Because that's past perfect. Past tense isn't as far back. Past perfect is something you do before the past tense
I dont understand why arrivava and not arrivare. Why is ero and arrivava conjugated? I thought : Ero e il primo che arrivare que.
Ero = I was, begins this sentence that tells us what happened some time in the past (1 week ago, or 1 year ago?). The English has the opportunity to shorten the following subordinate clause,, which the Italians cannot. The first one that arrived = il primo che arrivava, but in English you can also say 'the first one to arrive'. It is the conjunction 'that' = 'che' that initiates the subordinate clause. After 'che' you cannot put the infinitive 'arrivare', you have to conjugate the verb. The English infinitive-phrase has removed 'that'.

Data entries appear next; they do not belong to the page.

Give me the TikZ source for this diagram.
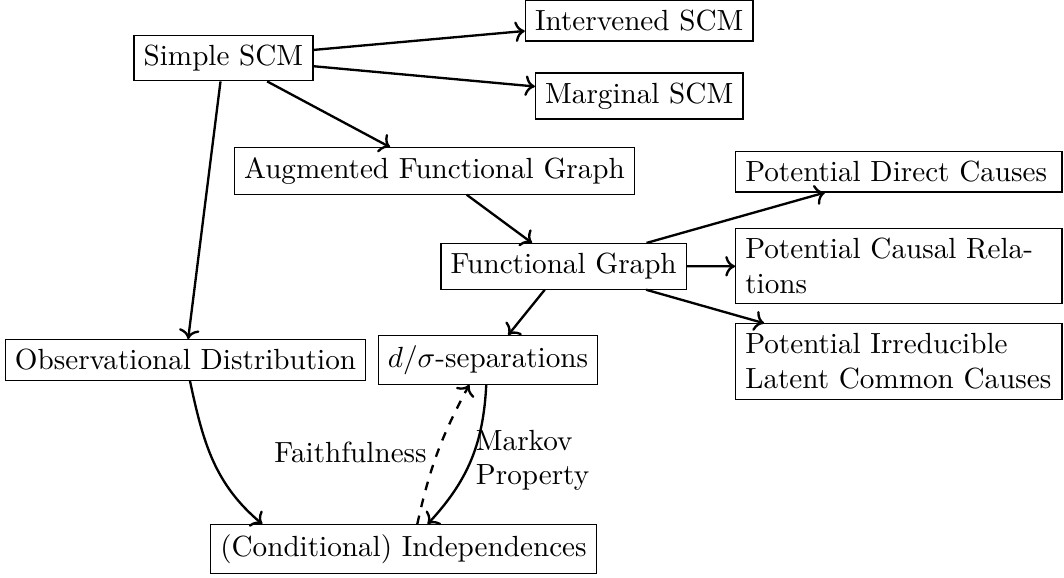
\documentclass[tikz,border=0pt]{standalone}
\usepackage{amsmath}
\usetikzlibrary{arrows.meta,positioning}

\begin{document}
\begin{tikzpicture}[
  x=1cm,y=1cm,
  box/.style={draw,inner sep=3.33pt},
  potbox/.style={box,text width=3.7cm,align=left,anchor=west},
  link/.style={->,thick}
]
\useasboundingbox (0,0) rectangle (12.824,-6.955);
% models
\node[box] (scm) at (2.693,-0.699) {Simple SCM};
\node[box] (interv) at (7.704,-0.250) {Intervened SCM};
\node[box] (marg) at (7.704,-1.157) {Marginal SCM};
\node[box] (aug) at (5.237,-2.061) {Augmented Functional Graph};
\node[box] (func) at (6.794,-3.210) {Functional Graph};
% graphical consequences
\node[potbox] (pdc) at (8.859,-2.069) {Potential Direct Causes};
\node[potbox] (pcr) at (8.859,-3.209) {Potential Causal Relations};
\node[potbox] (pilcc) at (8.859,-4.357) {Potential Irreducible Latent Common Causes};
% distributions and separations
\node[box] (obs) at (2.236,-4.338) {Observational Distribution};
\node[box] (dsep) at (5.882,-4.338) {$d/\sigma$-separations};
\node[box] (ci) at (4.863,-6.617) {(Conditional) Independences};

\foreach \t in {interv,marg,aug,obs}
  \draw[link] (scm) -- (\t);
\draw[link] (aug) -- (func);
\foreach \t in {pdc,pilcc,dsep}
  \draw[link] (func) -- (\t);
\draw[link] (func) -- (pcr);

\draw[link] (obs) to[out=-78,in=140] (ci.170);
\draw[link] (dsep) to[bend left=20] node[right,align=left,xshift=-2pt] {Markov\\Property} (ci);
\draw[link,dashed] (ci.61) to[bend left=8] node[left] {Faithfulness} (dsep.-127);
\end{tikzpicture}
\end{document}
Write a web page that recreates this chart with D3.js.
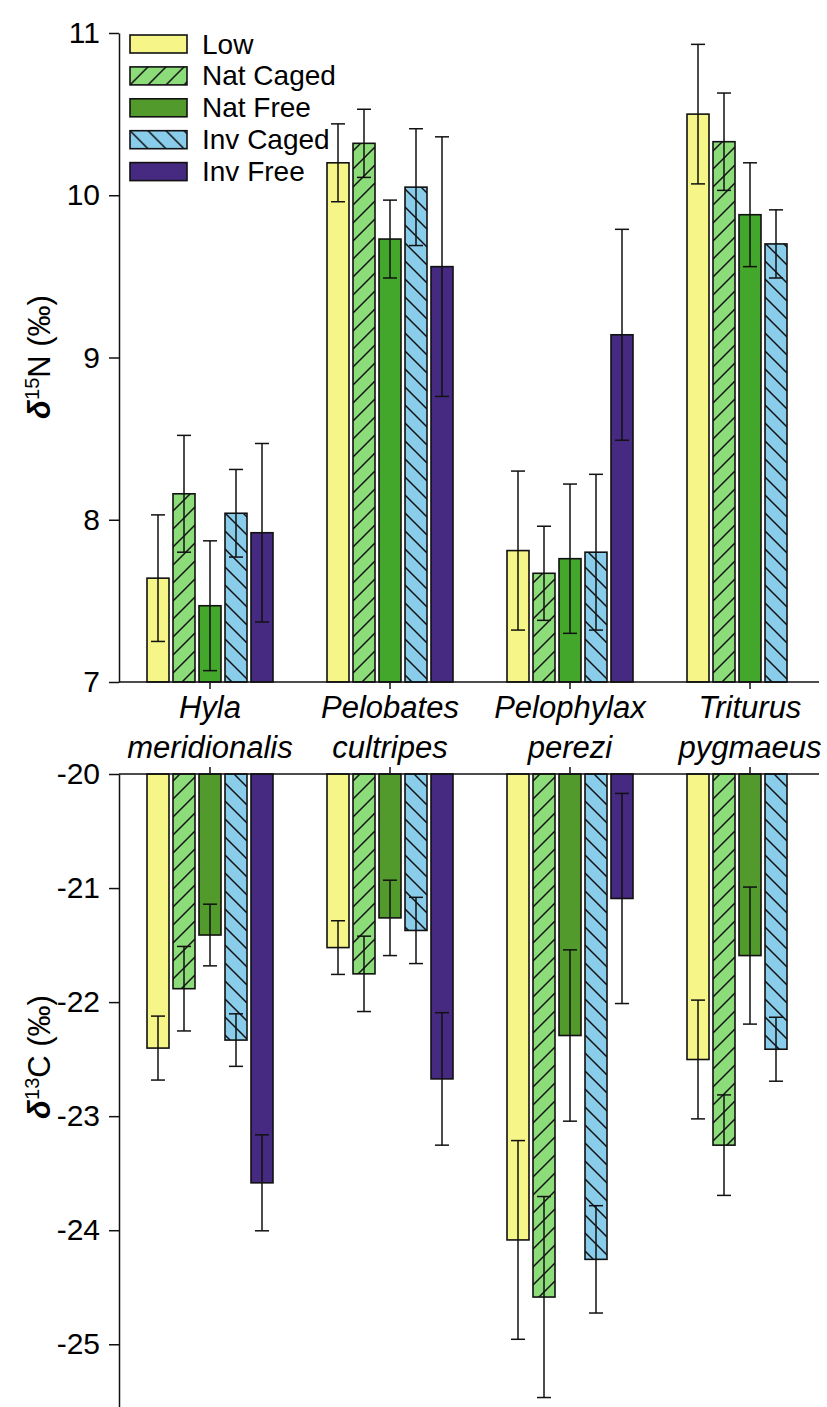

Edit: have to add that the italian "arrivava" of course implies 'used to arrive', or a statement of background for something else to happen; but italian does not have this verb-conctruction 'used to' that in English is constructed with an infinitive
Very helpful information. I especially appreciated your pointing out that 'che' initiates the subordinate clause. But my grammar (in all languages) is weak, so could you please explain why one needs a conjugated verb, and not an infinitive, after 'che'? Would an infinitive make the clause independent rather than subordinate? (See what I mean about my grammar ignorance?)
But I have to ad that Italian can also omit 'che' if the subject is the same person in both clauses, and use an infinitive-phrase: Ero il primo di arrivare lì. But for Italian infinitive-phrases we have to learn what verbs take what preposition: a, di, da, senza etc (where English have only 'to'), or when to just leave it out.
Regrettably, I have no smarter answer than "that's the way it is". Sorry. Italians use this construction, and it could have been used in English as well: *I was the first one that arrived there". Since both 'being the first' and 'arriving' are actions in the past, the verbs are conjugated in past tense in both clauses. English has this tendency to skip it, substitute it with shortened constructions, like infinitives or -ing-forms (gerund) - which is possible if it is the same subject in both clauses. English is kind of 'cheating' out of the problem with verb-conjugations, and at the same time creates something wonderfully 'elegant', making the phrase less clumsy. Italian on the other hand is elegant in the way the verb conjugation often makes the subject superfluous, omitting it makes the phrase shorter.
The problem is that DuoLingo never figured it out. It wants Italian 'arrivare' ALWAYS to be English 'arrive', even though it is not in English.